The antidote isn’t liberal scolding or cosmopolitan detachment. It’s material solidarity. People will always need belonging – the question is what kind. Either they’ll find it in the flag, or they’ll find it in the community. Either they’ll believe in blood, or they’ll believe in bread. We can’t abolish the need; we can only redirect it.

That’s why Scotland’s own relationship with nationalism is so fraught. Our civic nationalism prides itself on inclusion – on being open, democratic, and progressive. But it, too, can slip into myth. The idea of the ‘good Scot’ versus the ‘bad Brit,’ the moral nation versus the corrupt state, the pure people versus the elite – these are familiar tropes. They can mobilise, but they can also deceive. And across the border, that same instinct hardens into ethnic nationalism – the fantasy of an indigenous people besieged by outsiders, the myth of purity reclaimed. The task isn’t to renounce nationalism altogether, but to strip it of mysticism – to make belonging mean something material again.

Nationalism tells the man with no house that he has a home. It gives him enemies where there should be employers. It replaces solidarity with identity, history with nostalgia, politics with theatre. It promises immortality through the flag. That’s its genius – and its poison.

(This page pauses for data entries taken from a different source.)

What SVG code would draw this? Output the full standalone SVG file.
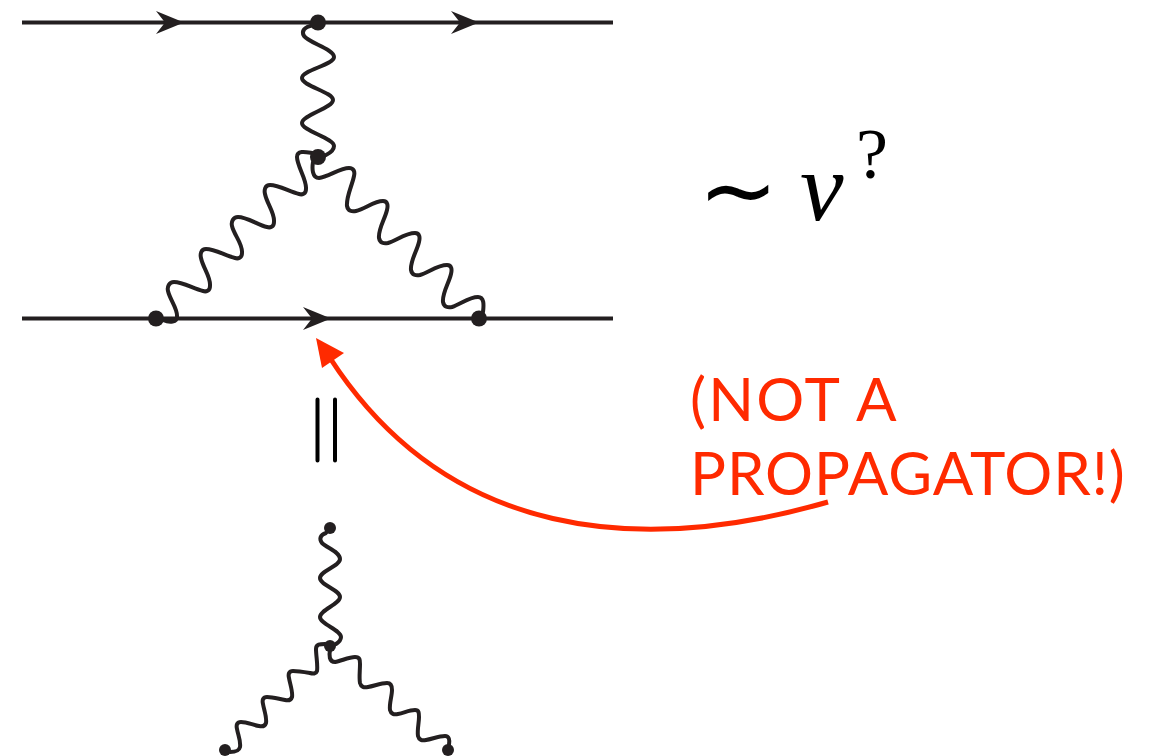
<svg xmlns="http://www.w3.org/2000/svg" width="1149" height="756" viewBox="0 0 1149 756">
<style>
.line{fill:none;stroke:#231f20;stroke-width:4}
.wig{fill:none;stroke:#231f20;stroke-width:4;stroke-linecap:round;stroke-linejoin:round}
.dot{fill:#231f20}
.red{fill:#ff2a00;font-family:"Lato","Liberation Sans",sans-serif;font-size:60px}
.math{fill:#000;font-family:"Liberation Serif",serif}
</style>
<rect width="1149" height="756" fill="#fff"/>
<g id="connectors">
<path class="line" d="M22 22.500H613M22 318.500H613"/>
<path class="dot" d="M156 11L184 22.500L156 34L165 22.500Z"/>
<path class="dot" d="M451 11L479 22.500L451 34L460 22.500Z"/>
<path class="dot" d="M303 307L331 318.500L303 330L312 318.500Z"/>
<path class="wig" d="M314 25C304 27 301 31 304 36C309 43 334 49 334 57C334 65 302 70 302 78C302 86 333 92 333 100C333 108 302 115 302 123C302 131 334 138 334 146C334 150 330 153 326 155"/>
<path class="wig" d="M312 153C306 152 297 150 297 157C297 166 307 180 306 189C306 194 302 195 299 194C290 192 279 185 270 185C265 185 264 190 265 194C267 204 275 213 274 222C274 227 270 228 267 227C258 225 247 217 238 217C233 217 231 222 232 226C234 235 243 244 242 253C242 258 238 259 235 258C226 256 215 249 206 249C201 249 200 254 201 258C203 268 211 277 210 286C210 291 206 292 203 291C194 289 183 282 174 282C169 282 167 287 168 291C170 300 178 309 177 317C177 322 170 323 163 320"/>
<path class="wig" d="M313 162C312 168 312 178 319 178C328 177 340 168 349 168C354 168 355 172 354 176C352 186 346 197 347 206C348 211 352 212 356 211C365 209 374 201 383 201C388 201 388 206 387 210C385 219 378 229 379 238C380 243 384 244 388 243C397 240 406 233 415 233C420 233 420 238 419 242C417 251 410 261 411 270C412 275 416 276 420 275C429 272 438 265 447 265C452 265 452 270 451 274C449 283 442 293 443 302C444 307 448 308 452 307C461 304 469 297 478 297C484 297 484 304 483 312"/>
<path class="wig" d="M326 533C320 535 319 539 322 543C327 548 340 552 340 559C340 566 320 571 320 578C320 585 340 590 340 597C340 604 320 610 320 617C320 624 341 630 341 637C341 640 339 642 336 644"/>
<path class="wig" d="M325 644C320 644 316 644 316 649C316 656 318 665 317 671C316 674 313 674 310 673C304 672 298 671 293 671C289 671 288 674 289 678C290 684 293 692 292 697C291 700 289 701 285 700C279 699 273 697 267 697C263 697 262 700 263 704C264 710 267 717 266 723C265 726 263 727 259 726C253 725 247 722 241 722C237 722 236 725 237 729C238 735 241 741 240 747C239 751 236 752 230 752"/>
<path class="wig" d="M330 650C329 655 329 662 335 662C341 661 349 657 355 657C360 657 360 660 360 664C360 670 359 678 360 683C361 687 364 688 368 687C374 686 381 683 387 683C391 683 392 686 392 690C392 696 389 704 390 710C391 714 394 715 398 714C404 713 409 710 415 710C419 710 419 713 419 717C419 723 417 730 418 736C419 740 422 741 426 740C432 739 439 736 445 736C449 736 450 740 449 745"/>
<path d="M317.500 399.500V460.500M335 399.500V460.500" fill="none" stroke="#000" stroke-width="4" stroke-linecap="round"/>
<path d="M828 502C640 556 448 540 330 358" fill="none" stroke="#ff2a00" stroke-width="5"/>
<path d="M316 338L344 353L322 368Z" fill="#ff2a00"/>
</g>
<g id="node-top"><circle class="dot" cx="318" cy="22.500" r="8"/></g>
<g id="node-mid"><circle class="dot" cx="318" cy="157" r="8"/></g>
<g id="node-left"><circle class="dot" cx="156" cy="318.500" r="8"/></g>
<g id="node-right"><circle class="dot" cx="479" cy="318.500" r="8"/></g>
<g id="node-lower-top"><circle class="dot" cx="330" cy="528" r="6"/></g>
<g id="node-lower-mid"><circle class="dot" cx="330" cy="646" r="6"/></g>
<g id="node-lower-left"><circle class="dot" cx="225" cy="750" r="6"/></g>
<g id="node-lower-right"><circle class="dot" cx="448" cy="750" r="6"/></g>
<g id="label-scaling">
<text class="math" x="698" y="223" font-size="96">∼</text>
<text class="math" x="800" y="220" font-size="98" font-style="italic">v</text>
<text class="math" x="856" y="178" font-size="72">?</text>
</g>
<g id="label-note">
<text class="red" x="690" y="421" letter-spacing="2.200">(NOT A</text>
<text class="red" x="690" y="495" letter-spacing="0.900">PROPAGATOR!)</text>
</g>
</svg>
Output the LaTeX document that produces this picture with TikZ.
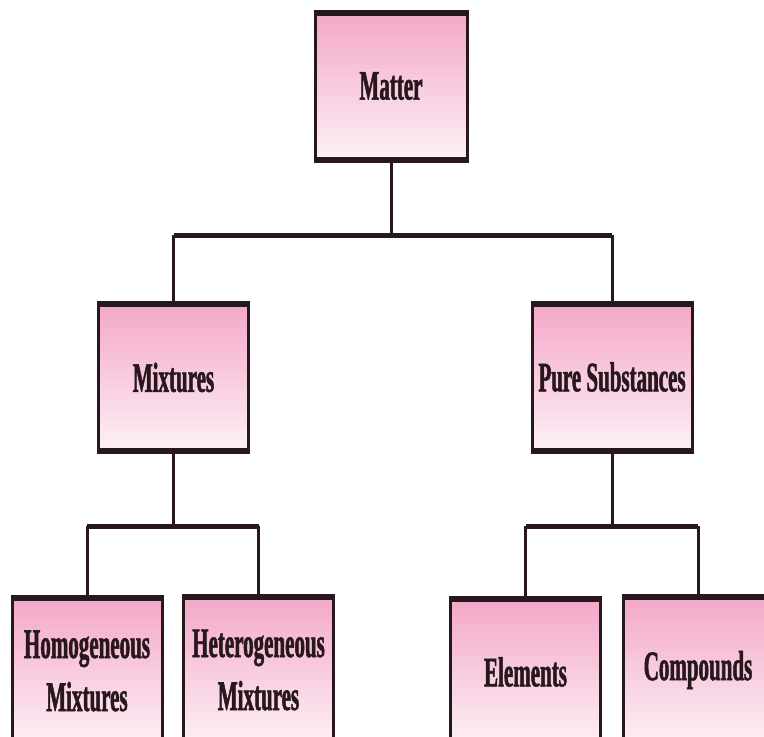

The real challenge for any movement that calls itself progressive is to offer something that feels just as real, but is actually true. A politics that says: you belong not because of who you exclude, but because of who you care for. You matter not because of where you were born, but because you are human and you are not alone.

Until we build that, nationalism will always win. Because it tells a story that feels like home. And home, even a fake one, is hard to give up.